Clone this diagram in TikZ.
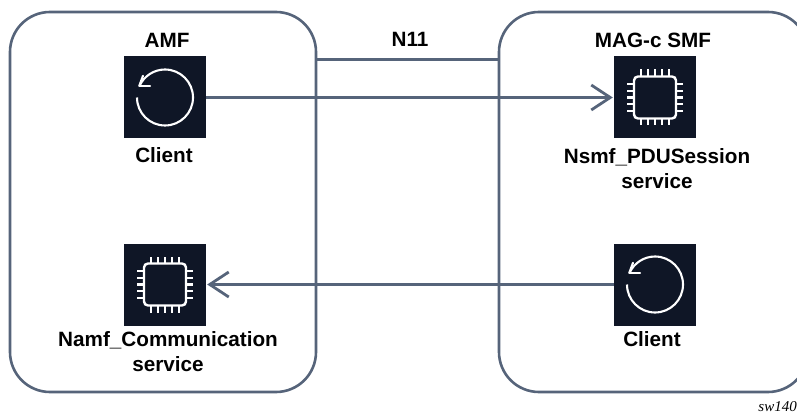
\documentclass[tikz,border=0pt]{standalone}
\usepackage{fontspec}
\setmainfont{Liberation Sans}
\newfontfamily\serifit{Liberation Serif}
\usetikzlibrary{arrows.meta}
\definecolor{lineblue}{HTML}{56647A}
\definecolor{iconbg}{HTML}{0F1626}
\tikzset{
  x=1pt,y=-1pt,
  panel/.style={draw=lineblue,line width=2.6pt,rounded corners=40pt},
  conn/.style={draw=lineblue,line width=2.6pt},
  arrowconn/.style={conn,-{Straight Barb[length=19pt,width=25pt,line width=2.8pt]},shorten >=1pt},
  iconbox/.style={fill=iconbg,draw=none,minimum width=82pt,minimum height=82pt,inner sep=0pt},
  lbl/.style={font=\bfseries\fontsize{20.7}{25}\selectfont,align=center,text=black,inner sep=0pt},
  glyph/.style={draw=white,line width=2.1pt},
  chipic/.pic={
    \draw[glyph,rounded corners=4pt,line width=2.4pt] (-21,-21) rectangle (21,21);
    \foreach \p in {-13.6,-6.8,0,6.8,13.6}{
      \draw[glyph] (\p,-21) -- (\p,-28);
      \draw[glyph] (\p,21) -- (\p,28);
      \draw[glyph] (-21,\p) -- (-28,\p);
      \draw[glyph] (21,\p) -- (28,\p);
    }
  },
  clientic/.pic={
    \draw[glyph] (-28,0) arc[start angle=180,end angle=-155,radius=28];
    \draw[glyph,line cap=round] (-25.7,-11.7) -- (-22,-21.7);
    \draw[glyph,line cap=round] (-25.7,-11.7) -- (-15,-11.7);
  }
}
\begin{document}
\begin{tikzpicture}
\useasboundingbox (0,0) rectangle (797,414);
\draw[panel] (10,12) rectangle (316,392);
\coordinate (amfedge) at (316,59.5);
\coordinate (smfedge) at (499,59.5);
\begin{scope}
\clip (0,0) rectangle (797,414);
\draw[panel] (499,12) rectangle (808,392);
\end{scope}
\draw[conn] (amfedge) -- (smfedge);
\node[iconbox] (cl1) at (165,97.5) {};
\node[iconbox] (ch1) at (655,97.5) {};
\node[iconbox] (ch2) at (165,284.5) {};
\node[iconbox] (cl2) at (655,284.5) {};
\pic at (cl1) {clientic};
\pic at (ch1) {chipic};
\pic at (ch2) {chipic};
\pic at (cl2) {clientic};
\draw[arrowconn] (cl1) -- (ch1);
\draw[arrowconn] (cl2) -- (ch2);
\node[lbl] (n11) at (410,39) {N11};
\node[lbl] (amf) at (167,40) {AMF};
\node[lbl] (smf) at (653,40) {MAG-c SMF};
\node[lbl] (t1) at (164,155) {Client};
\node[lbl] (t2) at (657,169) {Nsmf\_PDUSession\\service};
\node[lbl] (t3) at (168,352) {Namf\_Communication\\service};
\node[lbl] (t4) at (652,339) {Client};
\node[font=\serifit\itshape\fontsize{15}{17}\selectfont,inner sep=0pt,anchor=east] (sw) at (797,407) {sw140};
\end{tikzpicture}
\end{document}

_ _ _ _ _

• _OBJECTIVE_:
Quote the data exactly, leaving every image out of the copy.

• _OUTPUT_:
Clone this diagram in TikZ.
\documentclass[tikz,border=0pt]{standalone}
\usepackage{fontspec}
\setmainfont{Liberation Sans}
\newfontfamily\serifit{Liberation Serif}
\usetikzlibrary{arrows.meta}
\definecolor{lineblue}{HTML}{56647A}
\definecolor{iconbg}{HTML}{0F1626}
\tikzset{
  x=1pt,y=-1pt,
  panel/.style={draw=lineblue,line width=2.6pt,rounded corners=40pt},
  conn/.style={draw=lineblue,line width=2.6pt},
  arrowconn/.style={conn,-{Straight Barb[length=19pt,width=25pt,line width=2.8pt]},shorten >=1pt},
  iconbox/.style={fill=iconbg,draw=none,minimum width=82pt,minimum height=82pt,inner sep=0pt},
  lbl/.style={font=\bfseries\fontsize{20.7}{25}\selectfont,align=center,text=black,inner sep=0pt},
  glyph/.style={draw=white,line width=2.1pt},
  chipic/.pic={
    \draw[glyph,rounded corners=4pt,line width=2.4pt] (-21,-21) rectangle (21,21);
    \foreach \p in {-13.6,-6.8,0,6.8,13.6}{
      \draw[glyph] (\p,-21) -- (\p,-28);
      \draw[glyph] (\p,21) -- (\p,28);
      \draw[glyph] (-21,\p) -- (-28,\p);
      \draw[glyph] (21,\p) -- (28,\p);
    }
  },
  clientic/.pic={
    \draw[glyph] (-28,0) arc[start angle=180,end angle=-155,radius=28];
    \draw[glyph,line cap=round] (-25.7,-11.7) -- (-22,-21.7);
    \draw[glyph,line cap=round] (-25.7,-11.7) -- (-15,-11.7);
  }
}
\begin{document}
\begin{tikzpicture}
\useasboundingbox (0,0) rectangle (797,414);
\draw[panel] (10,12) rectangle (316,392);
\coordinate (amfedge) at (316,59.5);
\coordinate (smfedge) at (499,59.5);
\begin{scope}
\clip (0,0) rectangle (797,414);
\draw[panel] (499,12) rectangle (808,392);
\end{scope}
\draw[conn] (amfedge) -- (smfedge);
\node[iconbox] (cl1) at (165,97.5) {};
\node[iconbox] (ch1) at (655,97.5) {};
\node[iconbox] (ch2) at (165,284.5) {};
\node[iconbox] (cl2) at (655,284.5) {};
\pic at (cl1) {clientic};
\pic at (ch1) {chipic};
\pic at (ch2) {chipic};
\pic at (cl2) {clientic};
\draw[arrowconn] (cl1) -- (ch1);
\draw[arrowconn] (cl2) -- (ch2);
\node[lbl] (n11) at (410,39) {N11};
\node[lbl] (amf) at (167,40) {AMF};
\node[lbl] (smf) at (653,40) {MAG-c SMF};
\node[lbl] (t1) at (164,155) {Client};
\node[lbl] (t2) at (657,169) {Nsmf\_PDUSession\\service};
\node[lbl] (t3) at (168,352) {Namf\_Communication\\service};
\node[lbl] (t4) at (652,339) {Client};
\node[font=\serifit\itshape\fontsize{15}{17}\selectfont,inner sep=0pt,anchor=east] (sw) at (797,407) {sw140};
\end{tikzpicture}
\end{document}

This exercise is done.